Quest’anno va ai due giovani protagonisti del film di Paola Cortellesi, C’è ancora domani, e speriamo che si ripeta questa piccola magia. Per i giovani attori non è facile, perché se non individui il film giusto da interpretare poi ti perdi. Il film, indipendentemente da cosa si possa pensare, possiede una sua magia misteriosa, e ha attivato un’adesione da parte degli spettatori veramente incredibile.
Quindi sì il panorama italiano, ma anche la ricerca di orizzonti cinematografici molto diversi tra loro.
Sì e quest’anno è anche la prima volta che portiamo un film d’animazione (Mary e lo spirito di mezzanotte di Enzo d’Alò, N.D.R.) in quello che vuole essere anche un piccolo esperimento, per accogliere un pubblico anche più piccino, cosa di cui siamo molto felici.

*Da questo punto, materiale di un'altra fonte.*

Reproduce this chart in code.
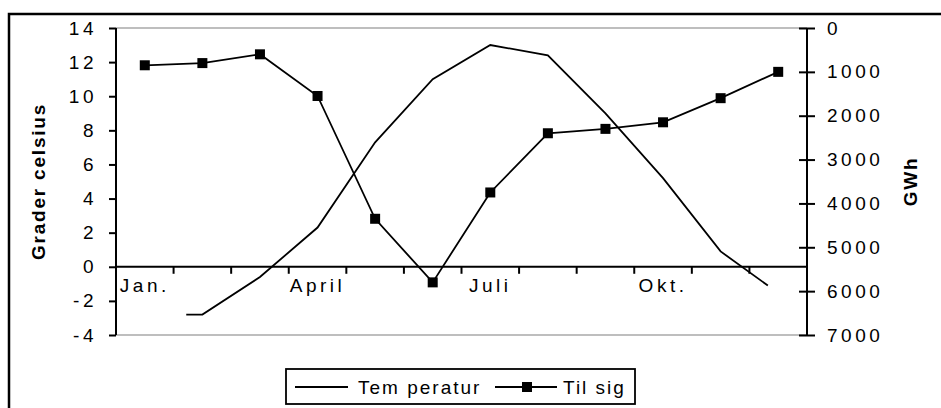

Come ci fa piacere, dato che è stato l’anno di attori e attrici che hanno esordito alla regia, avere Neri Marcorè da una parte, e Michele Riondino dall’altra.
Tra Zamora e Palazzina Laf non c’è nessun punto di contatto perché i due film raccontano due universi distanti, due Italie così lontane da appartenere a pianeti che non si allineano mai, però è interessante come questo smentisca quei luoghi comuni giornalistici per cui il cinema italiano, come entità astratta, faccia sempre gli stessi film, che non è assolutamente vero. Ed è anche giusto in un programma come quello del Tuscia offrire sapori, storie, panorami, non solo geografici ma anche emotivi, culturali, e di pensiero, diversi.
Il segreto sta nella scelta del programma e nell’eterogeneità della proposta, questo vale sempre, anche in festival più grandi. Anche perché il cinema, indipendentemente da quelle che sono le logiche industriali, acchiappa sempre i colori del mondo in qualche modo, cristallizza delle dinamiche, a volte riesce anche a illuminarle o ad anticiparle, è inevitabile. Il cinema intercetta umori, sentimenti, paure, racconta la psicologia del periodo storico a cui appartiene, così come ne riflette il cuore e la testa di chi lo ha fatto. Per questo è importante che ci siano film che fanno sorridere, ma anche quelli che aiutino a pensare.